Having just returned from our Church camp, this lesson of the centurion is comforting to me as it should be to the parents, and to all the clergy, the coaching staff and the counselors who felt sincere concern for the spiritual welfare of the campers entrusted to their care. The word for servant in this morning’s Gospel can also be translated as child. The centurion of this morning’s Gospel therefore can represent all the parents, the counselors, the monastics and the clergy; the campers are our children, our servants. All the children at camp are wonderful kids; but a number of them are sick. They are paralyzed in their soul and mind from having fallen to the seductions of the dark pleasures of the body’s carnal desires, a seduction that assaults them nowadays in the intimacy of their own home, in the seductive and insidious images of the internet and TV. They have become paralyzed; they seem to have become wholly enslaved to the mesmerizing desires of the flesh and altogether blind and deaf to the beauty of the light of the Gospel. Parents, counselors, coaching staff and clergy look on with a sense of helplessness. We grieve, we mourn, we fuss, we fume. How can we awaken our children out of their paralyzing stupor to see and experience the beauty and joy, the freedom and life of Christ’s holy Gospel proclaimed in words of light by his Holy Church? This morning’s lesson of the centurion tells us what we can do. We can pray to the Lord in the faith of the centurion. Lord, indeed, we are people of authority, but we are not our own masters. We are under the authority of whomever we choose to obey; and we choose to place ourselves in obedience under your authority in submission to your holy Church. Lord, we confess that we are not worthy to receive you under the roof of the house of our soul. We have not kept your commandments. We have not loved one another as we should. We, too, have fallen in so many ways to the paralyzing lusts of carnal desire. But we love our children and we want them to be saved. Lord, say the word, and our children will be healed.

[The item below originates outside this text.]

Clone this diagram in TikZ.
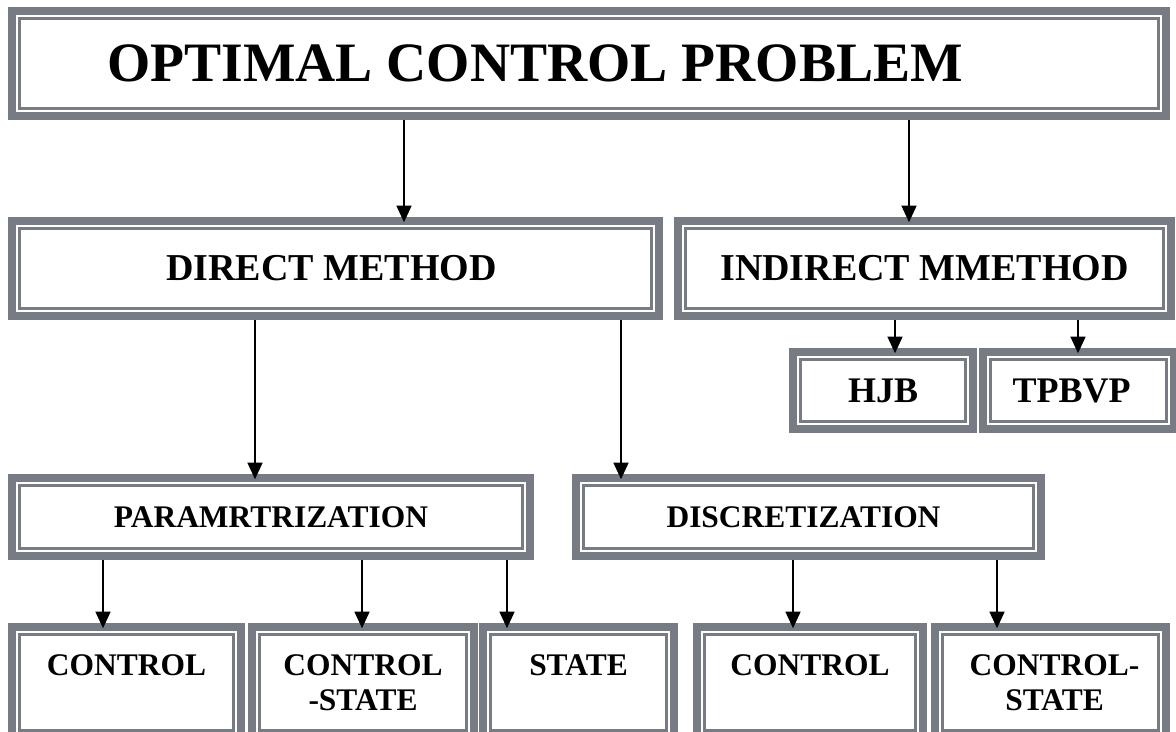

Parents, teachers, all who, like the centurion, have been given power and authority over others as your servants and who love your servants and wish their salvation: pray to the Lord in this faith of the centurion. For the sake of the children, let us who are centurions lay hold in faith to the desire of our heart and let us choose to become slaves of God. Submit to the Church, the body of Christ God, and confess your sins in the holy sacrament of confession. Be not your own master, but make yourself a disciple of the Church and place yourself in obedience under her authority. She is the body of Christ; her words are the words of the Lord. Her instructions are the commandments of Christ. Obey them and obey Christ. It is in this faith that we pray to the Lord: “Lord, only say the word, and our children will be healed.” I think that the lesson of the centurion is this: if we truly pray in this faith – this desire – that is rooted in our heart, we will hear the Lord say: “As you have believed – as you have confessed your sin, as you have desired God, as you have chosen obedience to his commandments – let it come to be for you.” Come out of the darkness of death and into the light of Christ’s holy resurrection and rejoice as servants of the Lord. Amen.



[1] Heb 11.1

[2] 2 Clement 14. Cf. the sermon for June 10.